#### [GIVEN PROBLEM]
Extract word for word the lines of the listing from its start to the line holding "return (p - ML) / PW", both ends kept; pictures are not part of the copy.

--- COLLECTED MATERIAL ---

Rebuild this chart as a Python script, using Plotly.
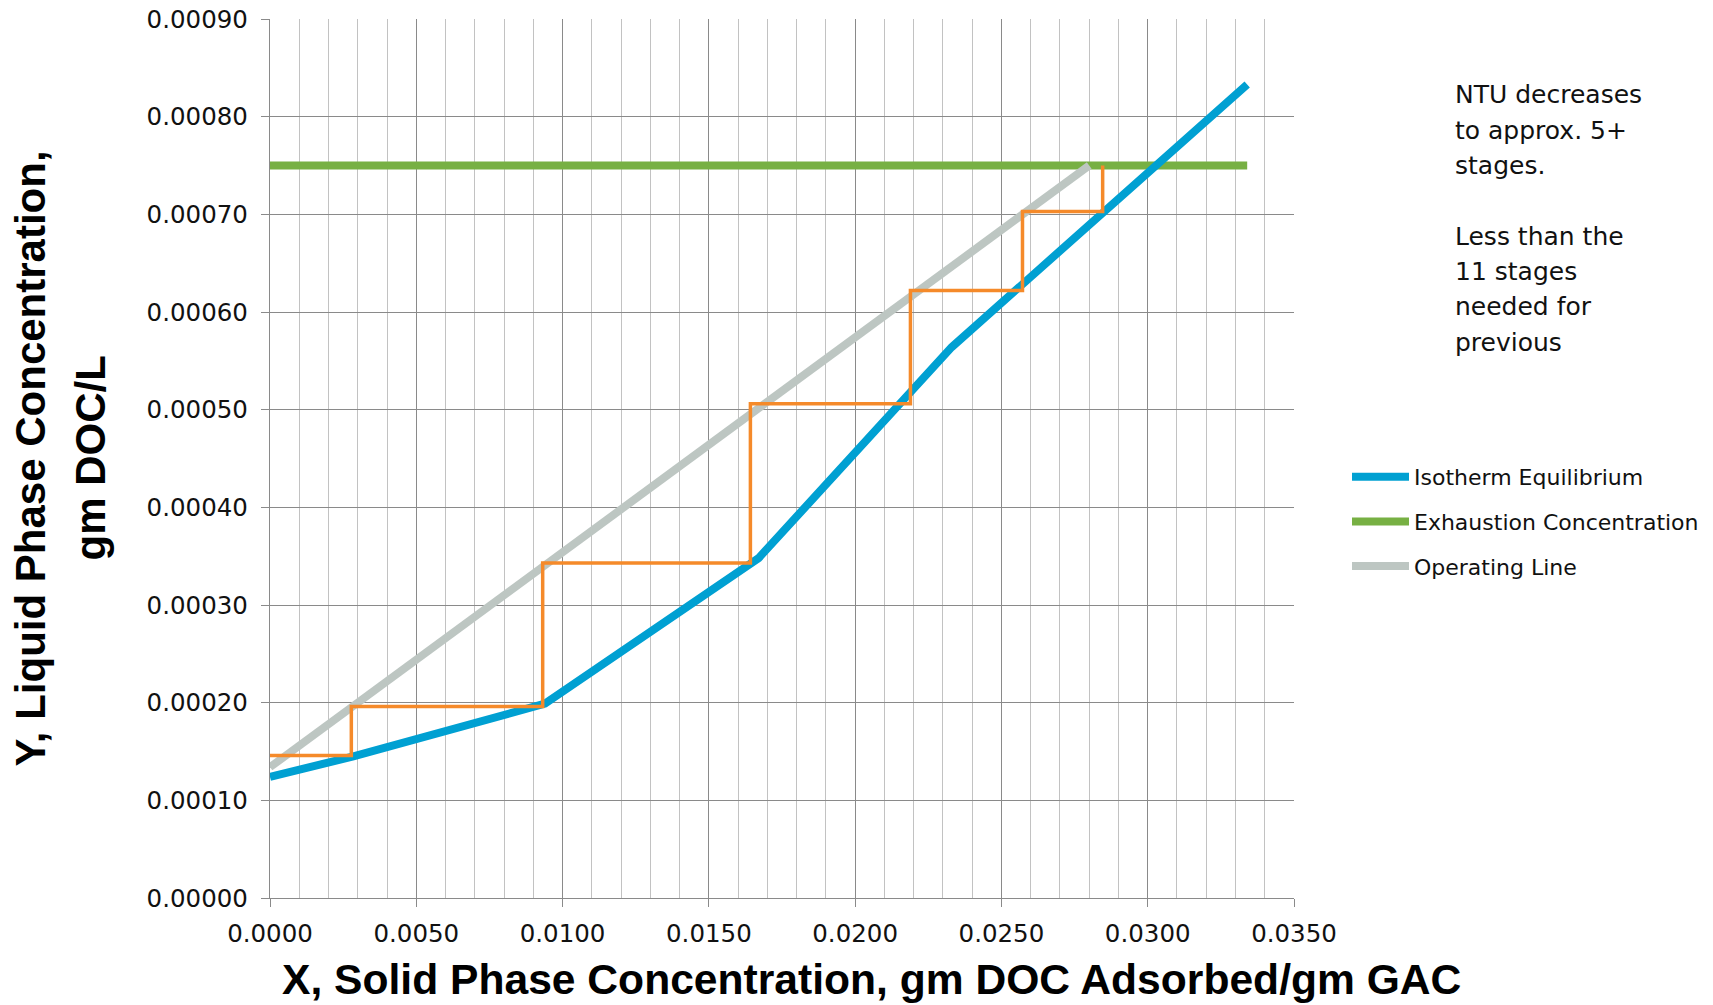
import plotly.graph_objects as go

# ---- data ----
iso_x = [0.0, 0.00285, 0.0094, 0.0167, 0.0233, 0.0334]
iso_y = [0.000124, 0.000145, 0.000199, 0.000348, 0.000564, 0.000833]

exh_x = [0.0, 0.0334]
exh_y = [0.00075, 0.00075]

op_x = [0.0, 0.0280]
op_y = [0.000134, 0.00075]

# stage construction (drawn as horizontal-then-vertical steps)
stage_x = [0.0, 0.00278, 0.00932, 0.01642, 0.02189, 0.02572, 0.02846]
stage_y = [0.000146, 0.000196, 0.000343, 0.000506, 0.000622, 0.000703, 0.00075]

x_title = "X, Solid Phase Concentration, gm DOC Adsorbed/gm GAC"
y_title_lines = ["Y, Liquid Phase Concentration,", "gm DOC/L"]
note_lines = ["NTU decreases", "to approx. 5+", "stages.", "",
              "Less than the", "11 stages", "needed for", "previous"]

BLUE = "#00A0D2"
GREEN = "#77B043"
GRAY = "#BDC6C2"
ORANGE = "#F58A2A"
TXT = "DejaVu Sans"
TITLE_FONT = "Liberation Sans"

# plot-area geometry (pixels) used to place paper-referenced text
W, H = 1713, 1005
ML, MR, MT, MB = 270, 419, 19, 107
PW, PH = W - ML - MR, H - MT - MB


def px_x(p):
    return (p - ML) / PW


def px_y(p):
    return (H - MB - p) / PH


fig = go.Figure()
fig.add_trace(go.Scatter(x=exh_x, y=exh_y, mode="lines", name="Exhaustion Concentration",
                         line=dict(color=GREEN, width=8), legendrank=2, legendgroup="b"))
fig.add_trace(go.Scatter(x=op_x, y=op_y, mode="lines", name="Operating Line",
                         line=dict(color=GRAY, width=8), legendrank=3, legendgroup="c"))
fig.add_trace(go.Scatter(x=iso_x, y=iso_y, mode="lines", name="Isotherm Equilibrium",
                         line=dict(color=BLUE, width=8), legendrank=1, legendgroup="a"))
fig.add_trace(go.Scatter(x=stage_x, y=stage_y, mode="lines", showlegend=False,
                         line=dict(color=ORANGE, width=3.5, shape="hv")))

annotations = []
pitch = 35.3
for i, t in enumerate(note_lines):
    if not t:
        continue
    annotations.append(dict(text=t, xref="paper", yref="paper",
                            x=px_x(1453), y=px_y(95 + i * pitch),
                            xanchor="left", yanchor="middle", align="left", showarrow=False,
                            font=dict(family=TXT, size=25, color="#111111")))
annotations.append(dict(text=x_title, xref="paper", yref="paper", x=px_x(871), y=px_y(979),
                        xanchor="center", yanchor="middle", showarrow=False,
                        font=dict(family=TITLE_FONT, size=42.6, color="#000000", weight="bold")))
for i, t in enumerate(y_title_lines):
    annotations.append(dict(text=t, xref="paper", yref="paper", x=px_x(30 + 60 * i), y=0.5,
                            xanchor="center", yanchor="middle", showarrow=False, textangle=-90,
                            font=dict(family=TITLE_FONT, size=42, color="#000000",
                                      weight="bold")))

fig.update_layout(
    width=W, height=H,
    margin=dict(l=ML, r=MR, t=MT, b=MB, autoexpand=False),
    paper_bgcolor="white", plot_bgcolor="white",
    font=dict(family=TXT, size=22, color="#111111"),
    showlegend=True,
    legend=dict(x=px_x(1347), xanchor="left", y=px_y(456), yanchor="top",
                font=dict(family=TXT, size=22, color="#111111"),
                bgcolor="rgba(0,0,0,0)", itemwidth=57, tracegroupgap=13),
    annotations=annotations,
)

fig.update_xaxes(range=[0, 0.035], dtick=0.005, tick0=0, tickformat=".4f",
                 showgrid=True, gridcolor="#8A8A8A", gridwidth=1.3,
                 minor=dict(dtick=0.001, showgrid=True, gridcolor="#C2C2C2", gridwidth=1.3),
                 showline=True, linecolor="#8A8A8A", linewidth=1.3,
                 ticks="outside", ticklen=8, tickcolor="#8A8A8A", tickwidth=1.3,
                 ticklabelstandoff=5, zeroline=False, automargin=False,
                 tickfont=dict(family=TXT, size=24.5, color="#111111"))
fig.update_yaxes(range=[0, 0.0009], dtick=0.0001, tick0=0, tickformat=".5f",
                 showgrid=True, gridcolor="#8A8A8A", gridwidth=1.3,
                 showline=True, linecolor="#8A8A8A", linewidth=1.3,
                 ticks="outside", ticklen=8, tickcolor="#8A8A8A", tickwidth=1.3,
                 ticklabelstandoff=8, zeroline=False, automargin=False,
                 tickfont=dict(family=TXT, size=24.5, color="#111111"))

fig.write_html("out.html")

---

#### [FINAL ANSWER]
Rebuild this chart as a Python script, using Plotly.
import plotly.graph_objects as go

# ---- data ----
iso_x = [0.0, 0.00285, 0.0094, 0.0167, 0.0233, 0.0334]
iso_y = [0.000124, 0.000145, 0.000199, 0.000348, 0.000564, 0.000833]

exh_x = [0.0, 0.0334]
exh_y = [0.00075, 0.00075]

op_x = [0.0, 0.0280]
op_y = [0.000134, 0.00075]

# stage construction (drawn as horizontal-then-vertical steps)
stage_x = [0.0, 0.00278, 0.00932, 0.01642, 0.02189, 0.02572, 0.02846]
stage_y = [0.000146, 0.000196, 0.000343, 0.000506, 0.000622, 0.000703, 0.00075]

x_title = "X, Solid Phase Concentration, gm DOC Adsorbed/gm GAC"
y_title_lines = ["Y, Liquid Phase Concentration,", "gm DOC/L"]
note_lines = ["NTU decreases", "to approx. 5+", "stages.", "",
              "Less than the", "11 stages", "needed for", "previous"]

BLUE = "#00A0D2"
GREEN = "#77B043"
GRAY = "#BDC6C2"
ORANGE = "#F58A2A"
TXT = "DejaVu Sans"
TITLE_FONT = "Liberation Sans"

# plot-area geometry (pixels) used to place paper-referenced text
W, H = 1713, 1005
ML, MR, MT, MB = 270, 419, 19, 107
PW, PH = W - ML - MR, H - MT - MB


def px_x(p):
    return (p - ML) / PW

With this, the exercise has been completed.